_What to work on_. What is wanted is an exact restatement of the lines from the one with "Write a Python" through the one with "import seaborn as sns", both included, and of no other lines.

_Given data_.
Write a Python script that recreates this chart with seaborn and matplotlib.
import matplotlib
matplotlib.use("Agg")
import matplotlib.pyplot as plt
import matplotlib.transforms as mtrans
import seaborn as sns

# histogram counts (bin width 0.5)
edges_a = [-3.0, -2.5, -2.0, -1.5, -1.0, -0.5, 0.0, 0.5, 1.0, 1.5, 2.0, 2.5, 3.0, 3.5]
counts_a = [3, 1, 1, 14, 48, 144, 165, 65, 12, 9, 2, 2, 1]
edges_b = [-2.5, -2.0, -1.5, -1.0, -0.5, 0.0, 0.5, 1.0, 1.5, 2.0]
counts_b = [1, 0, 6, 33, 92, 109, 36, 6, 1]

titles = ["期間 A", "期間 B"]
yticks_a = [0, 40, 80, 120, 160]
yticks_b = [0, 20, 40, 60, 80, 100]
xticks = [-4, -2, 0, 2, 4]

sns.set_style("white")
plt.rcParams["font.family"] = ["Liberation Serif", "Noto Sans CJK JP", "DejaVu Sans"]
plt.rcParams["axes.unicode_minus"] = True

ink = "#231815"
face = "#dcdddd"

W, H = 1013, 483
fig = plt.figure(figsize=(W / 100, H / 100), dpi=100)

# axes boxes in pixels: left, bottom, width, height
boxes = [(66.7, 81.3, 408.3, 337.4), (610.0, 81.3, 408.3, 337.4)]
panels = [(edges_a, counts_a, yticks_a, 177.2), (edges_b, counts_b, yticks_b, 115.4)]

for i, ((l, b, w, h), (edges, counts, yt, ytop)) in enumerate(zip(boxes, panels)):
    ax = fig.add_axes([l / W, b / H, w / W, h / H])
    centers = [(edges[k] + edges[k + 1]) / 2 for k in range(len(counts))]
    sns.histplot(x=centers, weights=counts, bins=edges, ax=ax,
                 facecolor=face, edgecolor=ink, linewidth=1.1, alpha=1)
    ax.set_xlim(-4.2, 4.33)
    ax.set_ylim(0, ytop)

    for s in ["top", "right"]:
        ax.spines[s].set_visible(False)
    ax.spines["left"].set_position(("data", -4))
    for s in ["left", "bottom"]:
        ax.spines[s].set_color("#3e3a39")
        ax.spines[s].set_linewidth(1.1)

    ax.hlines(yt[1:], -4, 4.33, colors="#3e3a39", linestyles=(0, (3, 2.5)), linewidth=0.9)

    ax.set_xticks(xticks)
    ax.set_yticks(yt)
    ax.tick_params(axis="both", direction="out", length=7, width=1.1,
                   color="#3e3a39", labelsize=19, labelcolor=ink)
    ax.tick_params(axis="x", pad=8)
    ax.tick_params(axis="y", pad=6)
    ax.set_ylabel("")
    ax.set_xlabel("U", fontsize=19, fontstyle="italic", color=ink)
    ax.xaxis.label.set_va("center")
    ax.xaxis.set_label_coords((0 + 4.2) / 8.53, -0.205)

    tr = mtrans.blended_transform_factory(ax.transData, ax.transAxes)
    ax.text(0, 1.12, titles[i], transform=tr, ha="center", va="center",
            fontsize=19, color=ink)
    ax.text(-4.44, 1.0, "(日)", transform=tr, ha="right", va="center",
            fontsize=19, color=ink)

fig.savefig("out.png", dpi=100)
--
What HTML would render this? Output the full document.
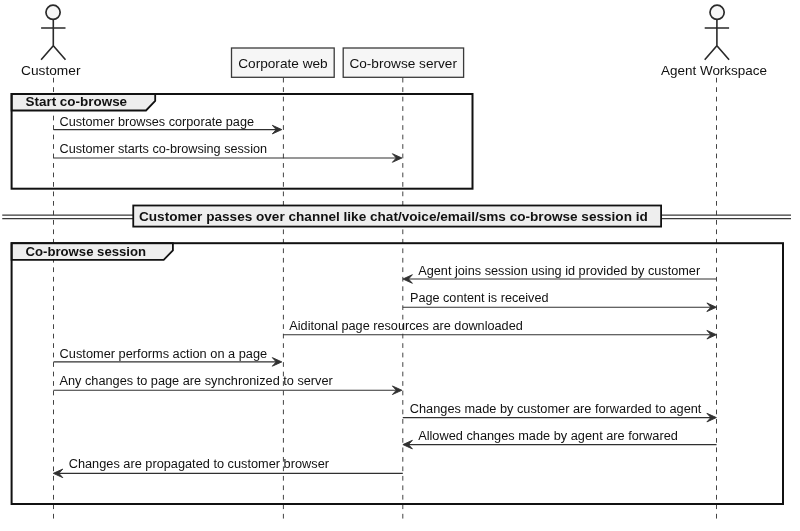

_Exercise response_.
Write a Python script that recreates this chart with seaborn and matplotlib.
import matplotlib
matplotlib.use("Agg")
import matplotlib.pyplot as plt
import matplotlib.transforms as mtrans
import seaborn as sns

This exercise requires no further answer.